DATASET RECORDS —
• • • • • • •

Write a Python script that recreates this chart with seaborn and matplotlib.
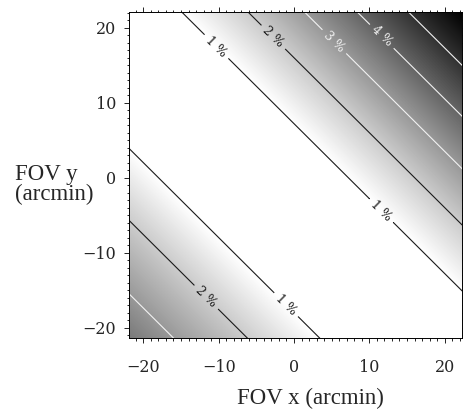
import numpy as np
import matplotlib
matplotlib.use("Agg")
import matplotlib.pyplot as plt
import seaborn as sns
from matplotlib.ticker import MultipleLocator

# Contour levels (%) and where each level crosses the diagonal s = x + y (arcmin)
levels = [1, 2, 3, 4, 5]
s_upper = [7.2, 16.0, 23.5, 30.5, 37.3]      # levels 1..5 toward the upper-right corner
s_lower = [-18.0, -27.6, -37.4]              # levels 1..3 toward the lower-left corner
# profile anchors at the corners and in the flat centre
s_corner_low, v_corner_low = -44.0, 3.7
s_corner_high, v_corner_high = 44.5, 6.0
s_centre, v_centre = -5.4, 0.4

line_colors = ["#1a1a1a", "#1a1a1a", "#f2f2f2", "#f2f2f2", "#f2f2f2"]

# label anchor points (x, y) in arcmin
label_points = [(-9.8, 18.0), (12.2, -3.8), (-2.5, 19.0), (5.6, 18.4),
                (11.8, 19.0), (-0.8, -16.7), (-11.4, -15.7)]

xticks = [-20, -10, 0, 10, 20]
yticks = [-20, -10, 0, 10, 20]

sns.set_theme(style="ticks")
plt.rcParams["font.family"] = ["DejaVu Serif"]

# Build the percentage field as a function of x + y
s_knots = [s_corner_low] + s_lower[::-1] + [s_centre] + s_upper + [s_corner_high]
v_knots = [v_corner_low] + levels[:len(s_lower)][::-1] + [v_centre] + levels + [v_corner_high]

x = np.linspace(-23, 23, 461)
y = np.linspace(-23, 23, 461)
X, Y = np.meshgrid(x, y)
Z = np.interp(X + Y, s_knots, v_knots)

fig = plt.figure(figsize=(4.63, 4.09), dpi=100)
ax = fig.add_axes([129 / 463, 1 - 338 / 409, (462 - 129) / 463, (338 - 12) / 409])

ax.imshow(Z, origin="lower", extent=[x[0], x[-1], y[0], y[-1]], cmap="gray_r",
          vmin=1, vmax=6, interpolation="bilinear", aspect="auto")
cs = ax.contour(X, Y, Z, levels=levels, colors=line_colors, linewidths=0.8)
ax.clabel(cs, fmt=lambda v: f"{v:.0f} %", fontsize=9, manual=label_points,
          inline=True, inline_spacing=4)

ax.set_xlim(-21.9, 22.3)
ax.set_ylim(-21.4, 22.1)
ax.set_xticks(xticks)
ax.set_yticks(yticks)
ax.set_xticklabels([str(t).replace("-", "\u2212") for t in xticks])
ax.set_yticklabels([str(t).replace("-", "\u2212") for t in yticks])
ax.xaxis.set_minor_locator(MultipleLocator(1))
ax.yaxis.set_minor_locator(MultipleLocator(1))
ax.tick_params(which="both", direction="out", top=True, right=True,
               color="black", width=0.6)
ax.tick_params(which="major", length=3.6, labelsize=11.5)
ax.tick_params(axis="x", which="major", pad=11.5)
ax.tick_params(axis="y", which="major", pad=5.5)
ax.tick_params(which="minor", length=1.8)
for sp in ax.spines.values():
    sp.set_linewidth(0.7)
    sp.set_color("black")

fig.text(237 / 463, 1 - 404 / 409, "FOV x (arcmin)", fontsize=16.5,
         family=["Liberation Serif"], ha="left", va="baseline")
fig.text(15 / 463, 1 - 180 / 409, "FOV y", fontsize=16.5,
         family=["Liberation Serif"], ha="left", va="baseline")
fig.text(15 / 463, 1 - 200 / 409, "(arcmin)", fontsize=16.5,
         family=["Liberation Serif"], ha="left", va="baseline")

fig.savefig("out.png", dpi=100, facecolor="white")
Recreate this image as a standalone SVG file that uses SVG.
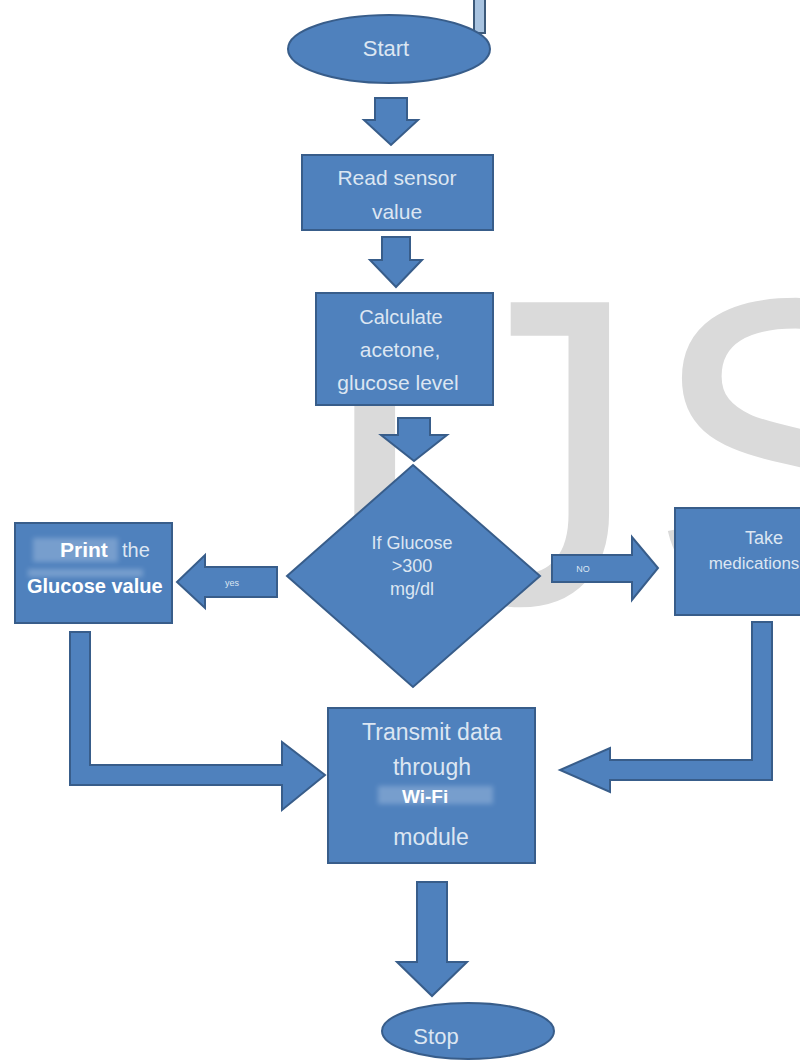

• • • • • • •

TASK REQUIREMENTS — From the first line of the entries above down to the line holding "(11.8, 19.0), (-0.8, -16.7), (-11.4, -15.7)]", quote each line exactly and nothing else, skipping pictures.

RESULT —
Write a Python script that recreates this chart with seaborn and matplotlib.
import numpy as np
import matplotlib
matplotlib.use("Agg")
import matplotlib.pyplot as plt
import seaborn as sns
from matplotlib.ticker import MultipleLocator

# Contour levels (%) and where each level crosses the diagonal s = x + y (arcmin)
levels = [1, 2, 3, 4, 5]
s_upper = [7.2, 16.0, 23.5, 30.5, 37.3]      # levels 1..5 toward the upper-right corner
s_lower = [-18.0, -27.6, -37.4]              # levels 1..3 toward the lower-left corner
# profile anchors at the corners and in the flat centre
s_corner_low, v_corner_low = -44.0, 3.7
s_corner_high, v_corner_high = 44.5, 6.0
s_centre, v_centre = -5.4, 0.4

line_colors = ["#1a1a1a", "#1a1a1a", "#f2f2f2", "#f2f2f2", "#f2f2f2"]

# label anchor points (x, y) in arcmin
label_points = [(-9.8, 18.0), (12.2, -3.8), (-2.5, 19.0), (5.6, 18.4),
                (11.8, 19.0), (-0.8, -16.7), (-11.4, -15.7)]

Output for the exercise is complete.